■ WRITTEN EXERCISE:
Your task is to repeat the lines from the line with "Generate a Python" to the line with "from plotly.subplots import make_subplots", both ends included, and nothing else. Pictures stay out of the copy.

■ DATASET EXTRACT:
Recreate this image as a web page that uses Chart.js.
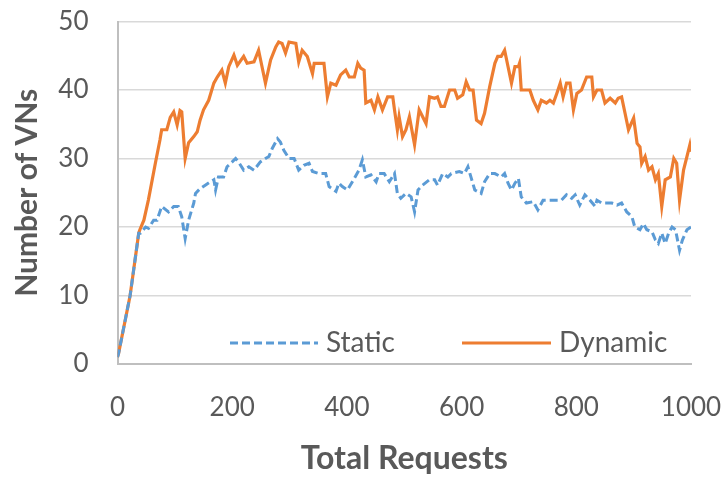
<!DOCTYPE html>
<html>
<head>
<meta charset="utf-8">
<script src="https://cdn.jsdelivr.net/npm/chart.js@4.4.1/dist/chart.umd.min.js"></script>
<style>
  html, body { margin: 0; padding: 0; background: #fff; }
</style>
</head>
<body>
<canvas id="chart" width="723" height="478"></canvas>
<script>
// values at the turning points of each curve
const staticRequests = [
  0, 2, 22, 37, 40, 45, 49, 54, 63, 69, 77, 89, 98, 106, 112, 118, 124, 133, 136, 144,
  153, 162, 168, 171, 176, 185, 191, 200, 206, 211, 220, 229, 238, 249, 258, 264, 270, 279, 284, 290,
  299, 308, 316, 325, 334, 340, 351, 363, 369, 381, 386, 392, 401, 413, 421, 427, 433, 442, 451, 456,
  465, 474, 483, 488, 494, 503, 512, 518, 524, 532, 544, 553, 558, 567, 576, 582, 596, 605, 611, 617,
  623, 634, 640, 649, 658, 669, 675, 681, 687, 693, 699, 704, 713, 725, 733, 742, 754, 766, 774, 783,
  792, 798, 806, 815, 824, 833, 836, 844, 853, 862, 871, 879, 888, 897, 902, 911, 917, 923, 932, 938,
  943, 949, 955, 961, 967, 973, 980, 985, 993, 1000
];
const staticVNs = [
  1, 1.6, 10, 19.1, 19.1, 19.6, 20, 19.8, 21, 21, 23, 22.2, 23, 23, 21.5, 18.3, 21, 23.5, 24.9, 25.6,
  26.1, 26.6, 26.9, 25.4, 27.3, 27.3, 28.8, 29.5, 30, 29.5, 28.3, 28.8, 28.3, 29.5, 30, 30.3, 31.5, 32.9, 32.4, 31.2,
  30, 30, 28.3, 29, 29.3, 28.1, 27.8, 27.8, 25.9, 25.2, 26.4, 25.9, 25.4, 27.1, 28.3, 29.8, 27.3, 27.6, 26.6, 27.8,
  27.8, 26.6, 27.8, 24.9, 24.2, 24.9, 24.4, 22.2, 25.4, 26.1, 26.9, 26.9, 26.1, 27.8, 27.3, 27.8, 28.1, 27.8, 28.8, 27.1,
  25.4, 24.9, 26.6, 27.8, 27.8, 27.3, 27.8, 26.4, 25.4, 26.4, 27.1, 24.4, 23.5, 23.7, 22.5, 23.9, 23.9, 23.9, 23.9, 24.7,
  24.2, 24.7, 23.2, 24.7, 23.9, 23, 23.9, 23.5, 23.5, 23.5, 23.2, 23.5, 22.2, 21.5, 20, 19.6, 20.5, 19.6, 19.3, 18.1,
  17.6, 19.1, 17.6, 19.1, 20, 19.6, 16.6, 18.1, 19.6, 20
];

const dynamicRequests = [
  0, 2, 22, 37, 39, 46, 54, 66, 74, 77, 86, 92, 98, 104, 109, 112, 118, 124, 133, 139,
  144, 150, 159, 168, 174, 182, 188, 194, 203, 209, 220, 226, 238, 246, 252, 258, 267, 276, 281, 287,
  293, 299, 311, 316, 322, 331, 337, 340, 343, 360, 366, 372, 381, 389, 398, 404, 413, 419, 424, 430,
  433, 442, 448, 454, 462, 471, 480, 483, 488, 491, 497, 503, 509, 518, 526, 538, 544, 553, 558, 564,
  570, 579, 588, 593, 602, 608, 614, 620, 626, 634, 640, 649, 658, 663, 669, 675, 681, 687, 693, 699,
  701, 704, 719, 725, 733, 739, 748, 754, 760, 766, 772, 777, 783, 789, 795, 801, 809, 818, 827, 830,
  836, 844, 850, 859, 868, 873, 879, 885, 891, 900, 906, 911, 914, 920, 926, 932, 938, 943, 949, 955,
  964, 970, 975, 980, 987, 993, 998, 1000
];
const dynamicVNs = [
  1, 1.6, 10, 19.1, 19.6, 21, 24, 29.3, 32.7, 34.2, 34.2, 36, 36.8, 34.9, 37, 36.8, 30, 32.3, 33.2, 33.9,
  35.6, 37.1, 38.5, 41, 41.9, 42.9, 41, 43.4, 45.1, 43.6, 44.9, 43.9, 44.1, 45.8, 43.4, 41, 44.4, 46.3, 47, 46.8,
  45.4, 47, 46.8, 44.1, 45.8, 44.9, 43.2, 42.4, 43.9, 43.9, 39, 41, 40.7, 42.2, 42.9, 41.9, 41.9, 43.9, 43.2, 42.9,
  38.1, 38.5, 37.1, 39, 37.1, 39, 39, 37.1, 34.2, 36.1, 33.2, 34.2, 36.1, 32, 37.1, 35.1, 39, 38.8, 39, 37.6,
  37.6, 40, 40, 38.8, 39.3, 41.2, 40, 40, 35.6, 35.1, 36.6, 40.5, 43.9, 44.9, 44.9, 45.8, 43.4, 41, 43.4, 43.4,
  43.9, 40, 40, 38.5, 37.1, 38.5, 38.1, 38.5, 38.1, 39.5, 41, 39, 41, 41, 37.1, 39.5, 40, 41.9, 41.9, 39,
  40, 40, 38.1, 38.8, 38.1, 38.8, 39, 36.6, 34.2, 35.9, 32.2, 31.7, 29.3, 30.3, 28.3, 28.8, 26.9, 27.8, 23, 26.9,
  27.3, 30, 29.3, 23.9, 28.3, 30.3, 32, 31
];

const seriesNames = ['Static', 'Dynamic'];
const seriesColors = ['#5B9BD5', '#ED7D31'];
const xTickValues = [0, 200, 400, 600, 800, 1000];
const yTickValues = [0, 10, 20, 30, 40, 50];

const textColor = '#595959';
const fontFamily = 'Lato, "Open Sans", sans-serif';

function toPoints(xs, ys) {
  return ys.map((v, i) => ({ x: xs[i], y: v }));
}

// legend sits inside the plot, near the bottom
const insideLegend = {
  id: 'insideLegend',
  afterDatasetsDraw(chart) {
    const ctx = chart.ctx;
    const area = chart.chartArea;
    const y = area.bottom - 21;
    const items = [
      { x0: 230, x1: 318, tx: 326, dash: [8, 4] },
      { x0: 462, x1: 551, tx: 559, dash: [] }
    ];
    ctx.save();
    items.forEach((it, i) => {
      const ds = chart.data.datasets[i];
      ctx.beginPath();
      ctx.setLineDash(it.dash);
      ctx.strokeStyle = ds.borderColor;
      ctx.lineWidth = 3;
      ctx.moveTo(it.x0, y);
      ctx.lineTo(it.x1, y);
      ctx.stroke();
      ctx.setLineDash([]);
      ctx.fillStyle = textColor;
      ctx.font = '28px ' + fontFamily;
      ctx.textBaseline = 'middle';
      ctx.textAlign = 'left';
      ctx.fillText(ds.label, it.tx, y);
    });
    ctx.restore();
  }
};

new Chart(document.getElementById('chart'), {
  type: 'line',
  data: {
    datasets: [
      {
        label: seriesNames[0],
        data: toPoints(staticRequests, staticVNs),
        borderColor: seriesColors[0],
        borderWidth: 3,
        borderDash: [8, 4],
        pointRadius: 0,
        tension: 0,
        fill: false
      },
      {
        label: seriesNames[1],
        data: toPoints(dynamicRequests, dynamicVNs),
        borderColor: seriesColors[1],
        borderWidth: 3.2,
        pointRadius: 0,
        tension: 0,
        fill: false
      }
    ]
  },
  options: {
    responsive: false,
    animation: false,
    devicePixelRatio: 1,
    layout: { padding: { left: 0, top: 21.5, right: 32, bottom: 0 } },
    plugins: {
      legend: { display: false },
      tooltip: { enabled: false }
    },
    scales: {
      x: {
        type: 'linear',
        min: 0,
        max: 1000,
        afterBuildTicks(scale) {
          scale.ticks = xTickValues.map(v => ({ value: v }));
        },
        afterFit(scale) {
          scale.height = 114;
          scale.paddingLeft = 0;
          scale.paddingRight = 0;
        },
        grid: { display: false, drawTicks: false },
        border: { display: true, color: '#bfbfbf', width: 2 },
        ticks: {
          color: textColor,
          font: { family: fontFamily, size: 26 },
          padding: 28,
          maxRotation: 0,
          callback: v => String(v)
        },
        title: {
          display: true,
          text: 'Total Requests',
          color: textColor,
          font: { family: fontFamily, size: 32, weight: 'bold' },
          padding: { top: 0, bottom: 0 }
        }
      },
      y: {
        min: 0,
        max: 50,
        afterBuildTicks(scale) {
          scale.ticks = yTickValues.map(v => ({ value: v }));
        },
        afterFit(scale) {
          scale.width = 117.5;
          scale.paddingTop = 0;
          scale.paddingBottom = 0;
        },
        grid: { color: '#d9d9d9', lineWidth: 1.5, drawTicks: false },
        border: { display: true, color: '#bfbfbf', width: 2 },
        ticks: {
          color: textColor,
          font: { family: fontFamily, size: 26 },
          padding: 29
        },
        title: {
          display: true,
          text: 'Number of VNs',
          color: textColor,
          font: { family: fontFamily, size: 30, weight: 'bold' },
          padding: { top: 9, bottom: 0 }
        }
      }
    }
  },
  plugins: [insideLegend]
});
</script>
</body>
</html>
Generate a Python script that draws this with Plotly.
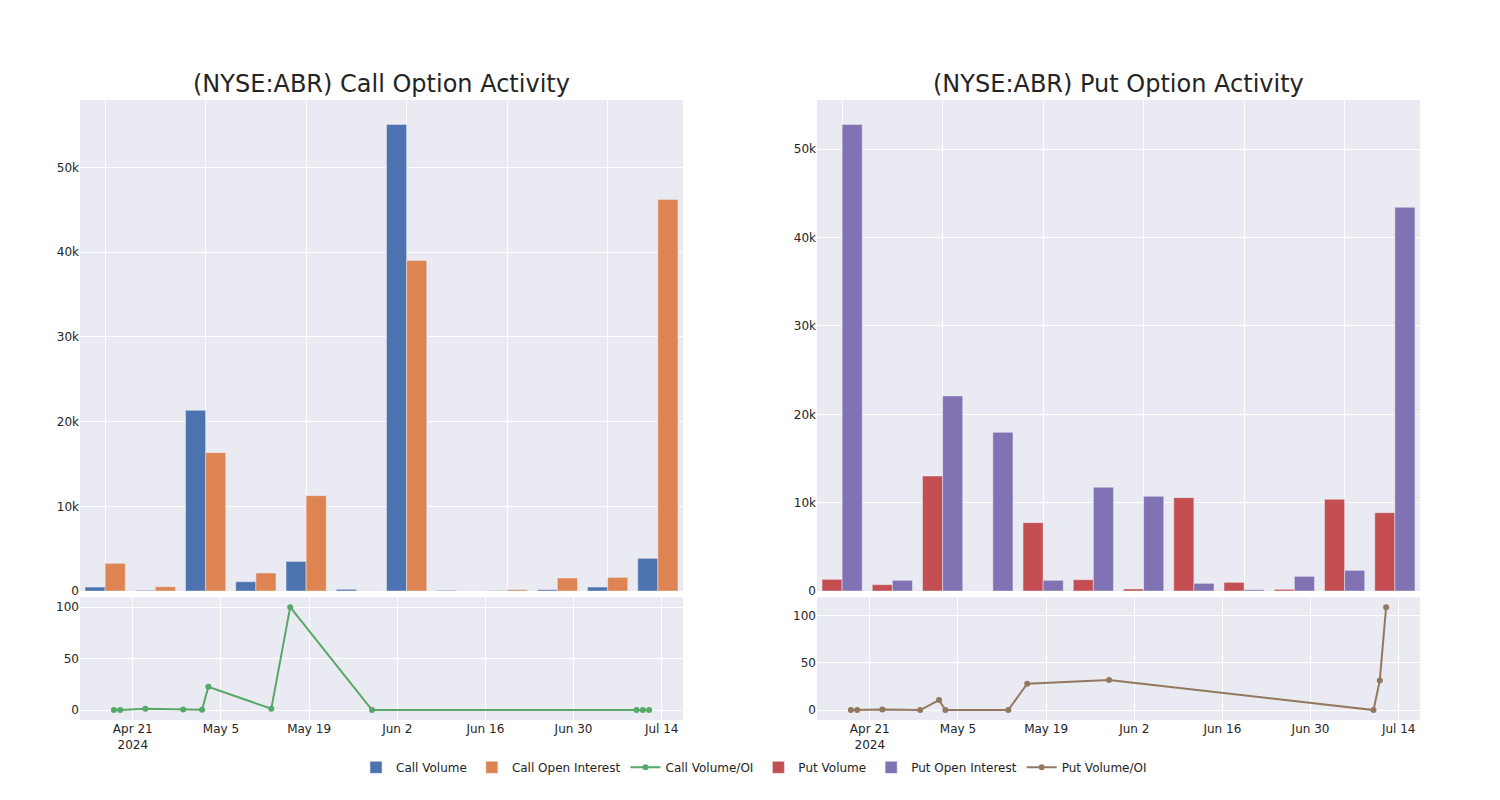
import plotly.graph_objects as go
from plotly.subplots import make_subplots

dates = ["2024-04-18", "2024-04-19", "2024-04-23", "2024-04-29", "2024-05-02", "2024-05-03",
         "2024-05-13", "2024-05-16", "2024-05-29", "2024-07-10", "2024-07-11", "2024-07-12"]

call_volume = [470, 80, 21340, 1100, 3500, 200, 55080, 80, 40, 160, 470, 3860]
call_oi = [3270, 510, 16340, 2130, 11260, 9, 39020, 1, 160, 1540, 1610, 46220]
call_ratio = [0, 0, 1.3, 0.6, 0.3, 22.7, 1.3, 100, 0, 0, 0, 0]

put_volume = [1320, 720, 13020, 0, 7740, 1280, 230, 10570, 980, 190, 10380, 8870]
put_oi = [52790, 1210, 22080, 17960, 1210, 11740, 10720, 870, 150, 1660, 2340, 43430]
put_ratio = [0, 0.2, 0.7, 0, 10.6, 0, 0, 27.9, 31.8, 0, 31.4, 108.8]

titles = ["(NYSE:ABR) Call Option Activity", "(NYSE:ABR) Put Option Activity"]

fig = make_subplots(rows=2, cols=2, row_heights=[0.8, 0.2], vertical_spacing=0.01,
                    horizontal_spacing=0.1, subplot_titles=[titles[0], titles[1], "", ""])

fig.add_trace(go.Bar(x=dates, y=call_volume, name="Call Volume"), row=1, col=1)
fig.add_trace(go.Bar(x=dates, y=call_oi, name="Call Open Interest"), row=1, col=1)
fig.add_trace(go.Scatter(x=dates, y=call_ratio, name="Call Volume/OI", mode="lines+markers"), row=2, col=1)
fig.add_trace(go.Bar(x=dates, y=put_volume, name="Put Volume"), row=1, col=2)
fig.add_trace(go.Bar(x=dates, y=put_oi, name="Put Open Interest"), row=1, col=2)
fig.add_trace(go.Scatter(x=dates, y=put_ratio, name="Put Volume/OI", mode="lines+markers"), row=2, col=2)

fig.update_layout(
    template="seaborn",
    width=1500, height=800,
    margin=dict(l=72, r=88, t=92, b=88),
    font=dict(family="DejaVu Sans"),
    barmode="group",
    legend=dict(orientation="h", x=0.503, xanchor="center", y=-0.053, yanchor="top"),
)
for c in (1, 2):
    fig.update_xaxes(type="category", showticklabels=False, tickmode="linear",
                     tick0=0, dtick=2, row=1, col=c)
    fig.update_xaxes(type="date", row=2, col=c)
fig.update_annotations(font=dict(size=24, family="DejaVu Sans", color="rgb(36,36,36)"))

fig.write_html("out.html")
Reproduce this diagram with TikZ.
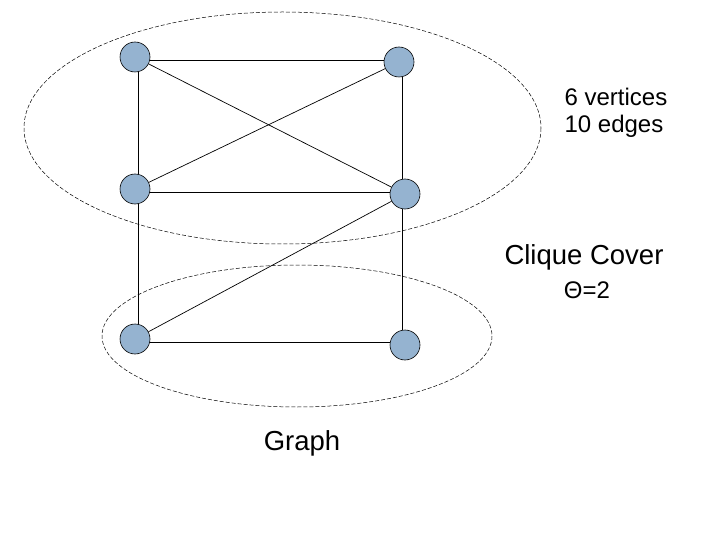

■ TASK SOLUTION:
Generate a Python script that draws this with Plotly.
import plotly.graph_objects as go
from plotly.subplots import make_subplots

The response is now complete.